4. L’Etat islamique va s’autodétruire.

En février dernier, d’anciens djihadistes allemands confiaient qu’à l’intérieur même de l’EI, « la terreur est présente à chaque instant ». La paranoïa a gagné les rangs de l’organisation, et la simple possession d’un GSM suffit à éveiller les soupçons des « collègues », donc à se faire exécuter. Le même mois, un autre déserteur balançait que « des divisions gangrènent actuellement les troupes de l’EI » car « il existe un fort ressentiment des membres syriens à l’égard des combattants étrangers, qui bénéficient d’un traitement de faveur. »

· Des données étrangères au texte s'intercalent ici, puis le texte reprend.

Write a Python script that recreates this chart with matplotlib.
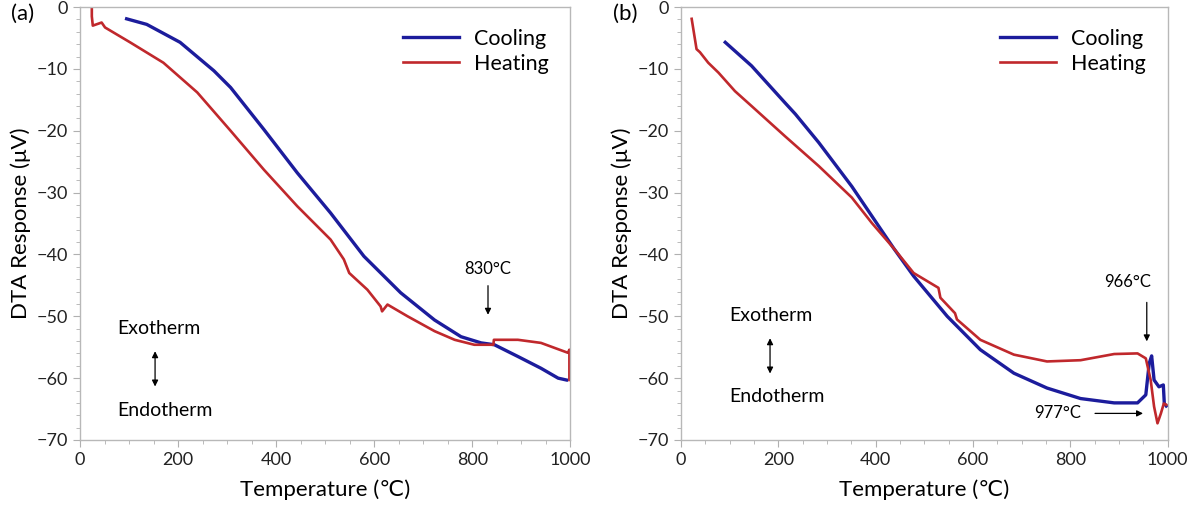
import numpy as np
import matplotlib.pyplot as plt
from matplotlib.ticker import MultipleLocator

plt.rcParams['font.family'] = ['Lato', 'DejaVu Sans']

# (a) heating / cooling curves
a_heat_T = [24, 24, 26, 44, 51, 102, 170, 239, 307, 375, 443, 511, 538, 549, 586, 613, 616,
            627, 668, 723, 764, 804, 843, 844, 893, 940, 995, 998, 998]
a_heat_V = [0, -1.5, -3.0, -2.5, -3.3, -5.7, -9.0, -13.8, -20.0, -26.3, -32.2, -37.6, -40.8,
            -43.0, -45.7, -48.4, -49.2, -48.1, -50.0, -52.4, -53.8, -54.6, -54.6, -53.8,
            -53.8, -54.3, -55.9, -55.4, -60.3]
a_cool_T = [95, 136, 204, 273, 307, 375, 443, 511, 579, 654, 723, 777, 818, 845, 893,
            940, 975, 992]
a_cool_V = [-1.9, -2.8, -5.7, -10.3, -13.0, -19.8, -26.8, -33.3, -40.3, -46.2, -50.6,
            -53.3, -54.3, -54.6, -56.5, -58.4, -60.0, -60.3]

# (b) heating / cooling curves
b_heat_T = [22, 32, 39, 56, 77, 111, 145, 214, 283, 351, 392, 437, 478, 529, 533, 563, 567,
            615, 684, 752, 821, 890, 938, 955, 965, 972, 979, 986, 992, 997]
b_heat_V = [-1.9, -6.8, -7.3, -9.0, -10.6, -13.6, -16.0, -20.9, -25.7, -30.8, -34.9, -39.0,
            -43.0, -45.4, -47.0, -49.5, -50.5, -53.8, -56.2, -57.3, -57.1, -56.1, -56.0,
            -56.8, -60.3, -64.6, -67.3, -65.7, -64.1, -64.3]
b_cool_T = [91, 145, 214, 235, 283, 351, 406, 437, 478, 547, 615, 684, 752, 821, 890, 938,
            955, 962, 967, 972, 982, 991, 993, 997]
b_cool_V = [-5.7, -9.5, -15.5, -17.3, -21.9, -29.0, -35.4, -39.0, -43.5, -50.0, -55.4,
            -59.2, -61.6, -63.3, -64.0, -64.0, -62.7, -57.6, -56.4, -60.3, -61.4, -61.1,
            -64.1, -64.5]

blue = '#1c1c9c'
red = '#c0282c'

fig = plt.figure(figsize=(11.93, 5.16), dpi=100)
ax1 = fig.add_axes([0.0671, 0.1473, 0.411, 0.839])
ax2 = fig.add_axes([0.5708, 0.1473, 0.408, 0.839])


def style(ax):
    ax.set_xlim(0, 1000)
    ax.set_ylim(-70, 0)
    ax.xaxis.set_major_locator(MultipleLocator(200))
    ax.xaxis.set_minor_locator(MultipleLocator(50))
    ax.yaxis.set_major_locator(MultipleLocator(10))
    ax.yaxis.set_minor_locator(MultipleLocator(2))
    for s in ['left', 'bottom', 'right', 'top']:
        ax.spines[s].set_color('#b8b8b8')
        ax.spines[s].set_linewidth(1.0)
    ax.tick_params(which='both', direction='out', color='#b0b0b0', labelsize=13,
                   labelcolor='#222222', right=False, top=False)
    ax.tick_params(which='major', length=5)
    ax.tick_params(which='minor', length=3)
    ax.set_xlabel('Temperature (℃)', fontsize=16, labelpad=8)
    ax.set_ylabel('DTA Response (μV)', fontsize=16, labelpad=4)
    ax.legend(loc='upper right', frameon=False, fontsize=15.5, handlelength=2.6,
              handletextpad=0.7, borderaxespad=0.6, labelspacing=0.25)


ax1.plot(a_cool_T, a_cool_V, color=blue, lw=2.4, label='Cooling')
ax1.plot(a_heat_T, a_heat_V, color=red, lw=1.9, label='Heating')
style(ax1)
ax1.text(-0.14, 0.985, '(a)', transform=ax1.transAxes, fontsize=16, va='center')
ax1.text(832, -42.4, '830°C', ha='center', va='center', fontsize=12)
ax1.annotate('', xy=(832, -50.2), xytext=(832, -44.6),
             arrowprops=dict(arrowstyle='-|>', color='black', lw=0.9, mutation_scale=9))
ax1.text(76, -51.9, 'Exotherm', ha='left', va='center', fontsize=14)
ax1.text(76, -65.2, 'Endotherm', ha='left', va='center', fontsize=14)
ax1.annotate('', xy=(153, -55.2), xytext=(153, -61.8),
             arrowprops=dict(arrowstyle='<|-|>', color='black', lw=0.9, mutation_scale=9))

ax2.plot(b_cool_T, b_cool_V, color=blue, lw=2.4, label='Cooling')
ax2.plot(b_heat_T, b_heat_V, color=red, lw=1.9, label='Heating')
style(ax2)
ax2.text(-0.14, 0.985, '(b)', transform=ax2.transAxes, fontsize=16, va='center')
ax2.text(917, -44.4, '966°C', ha='center', va='center', fontsize=12)
ax2.annotate('', xy=(957, -54.5), xytext=(957, -47.3),
             arrowprops=dict(arrowstyle='-|>', color='black', lw=0.9, mutation_scale=9))
ax2.text(774, -65.7, '977°C', ha='center', va='center', fontsize=12)
ax2.annotate('', xy=(955, -65.7), xytext=(845, -65.7),
             arrowprops=dict(arrowstyle='-|>', color='black', lw=0.9, mutation_scale=9))
ax2.text(99, -49.8, 'Exotherm', ha='left', va='center', fontsize=14)
ax2.text(99, -63.0, 'Endotherm', ha='left', va='center', fontsize=14)
ax2.annotate('', xy=(183, -53.1), xytext=(183, -59.7),
             arrowprops=dict(arrowstyle='<|-|>', color='black', lw=0.9, mutation_scale=9))

fig.savefig('out.png', dpi=100)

Conjuguée à ces tensions internes, la politique expansionniste de Daesh pourrait, à terme, mener à un manque d’effectifs suffisants pour couvrir l’ensemble de son territoire. De quoi espérer une autodestruction, comme d’aucuns le prédisent ? « C’est possible, mais loin d’être certain », nuance Zack Beauchamp, journaliste américain. « Car, en plus de voir ses rangs gonfler tant et plus, l’EI agit de façon très intelligente pour conserver le soutien des populations qu’il dirige : il installe des cliniques de soins de santé, des forums publics, toutes formes d’institutions où ils diffusent, évidemment, son idéologie. »

Les ruptures sont dès lors plus à même de se produire directement entre combattants. En mars, neuf membres de Daesh s’étaient ainsi entretués à la suite d’une tentative de désertion. Fin 2014, près de 120 « dissidents » avaient été exécutés, en l’espace de deux mois. (A.V.)